> [Short problem]:
Starting at the first line of the data, print each line verbatim up to and including the line bearing "import * as", omitting pictures.

> [Dataset section]:
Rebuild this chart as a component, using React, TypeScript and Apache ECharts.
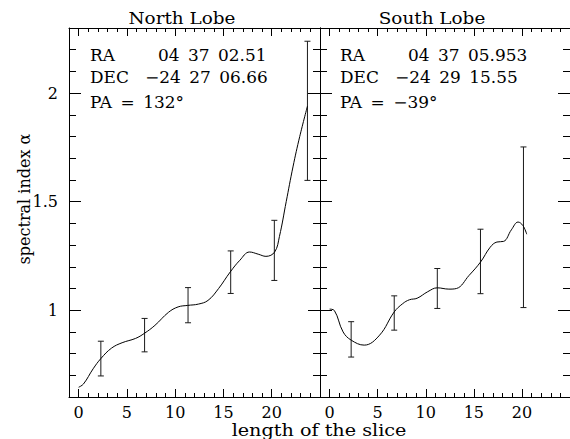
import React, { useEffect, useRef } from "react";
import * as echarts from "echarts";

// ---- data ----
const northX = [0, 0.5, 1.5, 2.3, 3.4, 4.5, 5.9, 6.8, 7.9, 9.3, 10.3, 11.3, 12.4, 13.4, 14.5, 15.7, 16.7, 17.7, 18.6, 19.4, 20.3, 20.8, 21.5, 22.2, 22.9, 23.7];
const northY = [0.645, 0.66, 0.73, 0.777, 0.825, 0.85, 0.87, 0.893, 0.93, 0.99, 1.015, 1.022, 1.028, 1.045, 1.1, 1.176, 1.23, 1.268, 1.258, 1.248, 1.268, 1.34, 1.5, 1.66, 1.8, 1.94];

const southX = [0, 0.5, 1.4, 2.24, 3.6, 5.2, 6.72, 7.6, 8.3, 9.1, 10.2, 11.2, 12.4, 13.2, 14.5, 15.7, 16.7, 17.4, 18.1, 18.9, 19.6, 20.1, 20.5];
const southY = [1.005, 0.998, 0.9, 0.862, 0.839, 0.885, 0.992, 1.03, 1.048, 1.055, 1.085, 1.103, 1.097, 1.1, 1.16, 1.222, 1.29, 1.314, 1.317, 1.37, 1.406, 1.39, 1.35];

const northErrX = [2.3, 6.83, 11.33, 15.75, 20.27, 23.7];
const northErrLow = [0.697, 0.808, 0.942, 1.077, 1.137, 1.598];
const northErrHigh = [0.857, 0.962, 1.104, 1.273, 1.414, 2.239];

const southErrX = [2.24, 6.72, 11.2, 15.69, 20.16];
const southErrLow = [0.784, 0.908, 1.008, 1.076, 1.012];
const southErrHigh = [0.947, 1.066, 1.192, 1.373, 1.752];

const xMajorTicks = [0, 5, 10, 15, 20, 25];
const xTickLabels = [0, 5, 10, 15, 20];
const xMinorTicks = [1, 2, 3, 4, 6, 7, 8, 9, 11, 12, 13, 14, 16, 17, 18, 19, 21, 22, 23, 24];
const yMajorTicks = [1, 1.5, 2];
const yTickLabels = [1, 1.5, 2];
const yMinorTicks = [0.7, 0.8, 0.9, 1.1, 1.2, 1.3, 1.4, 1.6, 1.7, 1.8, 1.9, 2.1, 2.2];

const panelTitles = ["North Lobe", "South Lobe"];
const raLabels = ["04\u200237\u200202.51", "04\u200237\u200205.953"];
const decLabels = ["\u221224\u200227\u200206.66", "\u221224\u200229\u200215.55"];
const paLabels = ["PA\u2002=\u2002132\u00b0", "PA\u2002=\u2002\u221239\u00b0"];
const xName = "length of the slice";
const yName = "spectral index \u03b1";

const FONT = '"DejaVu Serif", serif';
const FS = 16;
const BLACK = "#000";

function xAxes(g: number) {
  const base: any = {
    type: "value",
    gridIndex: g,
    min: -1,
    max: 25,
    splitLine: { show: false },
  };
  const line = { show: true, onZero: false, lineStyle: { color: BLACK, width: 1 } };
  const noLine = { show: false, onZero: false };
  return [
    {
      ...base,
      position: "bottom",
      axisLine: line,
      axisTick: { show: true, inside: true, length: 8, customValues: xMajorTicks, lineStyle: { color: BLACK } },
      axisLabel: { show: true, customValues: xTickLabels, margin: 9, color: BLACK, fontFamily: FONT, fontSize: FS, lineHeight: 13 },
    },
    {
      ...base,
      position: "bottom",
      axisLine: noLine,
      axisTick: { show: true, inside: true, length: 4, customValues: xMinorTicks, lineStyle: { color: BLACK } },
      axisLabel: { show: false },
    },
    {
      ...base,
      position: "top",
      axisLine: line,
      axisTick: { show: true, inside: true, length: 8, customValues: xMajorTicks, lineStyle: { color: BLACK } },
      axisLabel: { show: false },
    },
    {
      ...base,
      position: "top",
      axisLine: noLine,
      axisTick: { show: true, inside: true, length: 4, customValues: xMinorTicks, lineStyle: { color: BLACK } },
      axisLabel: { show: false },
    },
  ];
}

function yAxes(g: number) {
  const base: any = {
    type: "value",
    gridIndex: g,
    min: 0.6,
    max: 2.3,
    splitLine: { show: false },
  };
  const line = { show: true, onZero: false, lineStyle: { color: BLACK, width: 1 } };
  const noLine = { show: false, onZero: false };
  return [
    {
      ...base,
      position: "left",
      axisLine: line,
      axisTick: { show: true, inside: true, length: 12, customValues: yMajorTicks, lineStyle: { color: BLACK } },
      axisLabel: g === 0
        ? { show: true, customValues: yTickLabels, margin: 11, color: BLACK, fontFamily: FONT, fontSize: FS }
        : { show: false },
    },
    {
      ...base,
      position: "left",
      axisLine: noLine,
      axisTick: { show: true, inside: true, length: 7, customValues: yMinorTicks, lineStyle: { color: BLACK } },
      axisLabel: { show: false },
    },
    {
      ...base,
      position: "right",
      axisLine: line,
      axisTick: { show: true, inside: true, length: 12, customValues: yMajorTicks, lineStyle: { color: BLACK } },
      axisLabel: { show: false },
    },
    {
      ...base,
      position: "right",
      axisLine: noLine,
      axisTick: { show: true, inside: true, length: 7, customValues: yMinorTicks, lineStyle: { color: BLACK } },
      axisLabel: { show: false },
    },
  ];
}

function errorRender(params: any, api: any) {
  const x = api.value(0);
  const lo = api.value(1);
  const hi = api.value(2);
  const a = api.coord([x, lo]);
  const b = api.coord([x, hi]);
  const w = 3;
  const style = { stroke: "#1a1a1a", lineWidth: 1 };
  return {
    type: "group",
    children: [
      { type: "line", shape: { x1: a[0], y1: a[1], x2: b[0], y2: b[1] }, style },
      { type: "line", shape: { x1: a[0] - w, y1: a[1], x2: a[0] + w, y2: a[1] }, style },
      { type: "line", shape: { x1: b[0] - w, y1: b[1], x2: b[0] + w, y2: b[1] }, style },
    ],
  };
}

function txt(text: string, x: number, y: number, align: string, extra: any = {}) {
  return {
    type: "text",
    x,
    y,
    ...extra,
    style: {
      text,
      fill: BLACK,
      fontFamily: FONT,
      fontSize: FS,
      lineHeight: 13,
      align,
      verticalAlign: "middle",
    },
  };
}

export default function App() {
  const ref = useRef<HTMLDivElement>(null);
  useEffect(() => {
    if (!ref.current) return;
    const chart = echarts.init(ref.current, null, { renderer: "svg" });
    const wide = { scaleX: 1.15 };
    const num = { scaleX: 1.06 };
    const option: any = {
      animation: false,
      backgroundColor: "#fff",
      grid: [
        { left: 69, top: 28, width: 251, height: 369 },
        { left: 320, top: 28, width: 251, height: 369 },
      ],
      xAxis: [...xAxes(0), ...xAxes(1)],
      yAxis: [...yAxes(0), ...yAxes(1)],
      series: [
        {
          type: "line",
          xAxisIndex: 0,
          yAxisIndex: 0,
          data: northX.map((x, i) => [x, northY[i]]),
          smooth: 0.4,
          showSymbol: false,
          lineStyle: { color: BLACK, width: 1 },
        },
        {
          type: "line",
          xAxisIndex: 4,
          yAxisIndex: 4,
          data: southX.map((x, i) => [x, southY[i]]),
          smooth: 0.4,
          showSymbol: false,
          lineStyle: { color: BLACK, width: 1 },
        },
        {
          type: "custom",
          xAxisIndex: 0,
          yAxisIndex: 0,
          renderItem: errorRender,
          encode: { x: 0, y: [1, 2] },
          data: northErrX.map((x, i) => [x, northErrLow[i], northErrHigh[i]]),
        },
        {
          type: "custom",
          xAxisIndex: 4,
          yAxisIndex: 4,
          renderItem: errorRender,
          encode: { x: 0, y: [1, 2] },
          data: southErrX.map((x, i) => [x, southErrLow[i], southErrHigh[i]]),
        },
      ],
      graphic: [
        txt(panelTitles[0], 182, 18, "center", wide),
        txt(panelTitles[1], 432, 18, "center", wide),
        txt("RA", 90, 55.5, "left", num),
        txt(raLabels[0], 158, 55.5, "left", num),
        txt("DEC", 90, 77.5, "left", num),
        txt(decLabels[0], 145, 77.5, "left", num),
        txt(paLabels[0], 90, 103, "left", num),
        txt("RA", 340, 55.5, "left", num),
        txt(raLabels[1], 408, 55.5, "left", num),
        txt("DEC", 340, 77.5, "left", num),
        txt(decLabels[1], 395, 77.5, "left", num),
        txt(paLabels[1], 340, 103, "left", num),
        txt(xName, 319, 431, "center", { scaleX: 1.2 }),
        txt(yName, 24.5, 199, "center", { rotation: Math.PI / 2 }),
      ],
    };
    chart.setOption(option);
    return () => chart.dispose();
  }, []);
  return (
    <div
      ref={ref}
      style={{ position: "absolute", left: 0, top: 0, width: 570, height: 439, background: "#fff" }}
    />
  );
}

> [Right answer]:
Rebuild this chart as a component, using React, TypeScript and Apache ECharts.
import React, { useEffect, useRef } from "react";
import * as echarts from "echarts";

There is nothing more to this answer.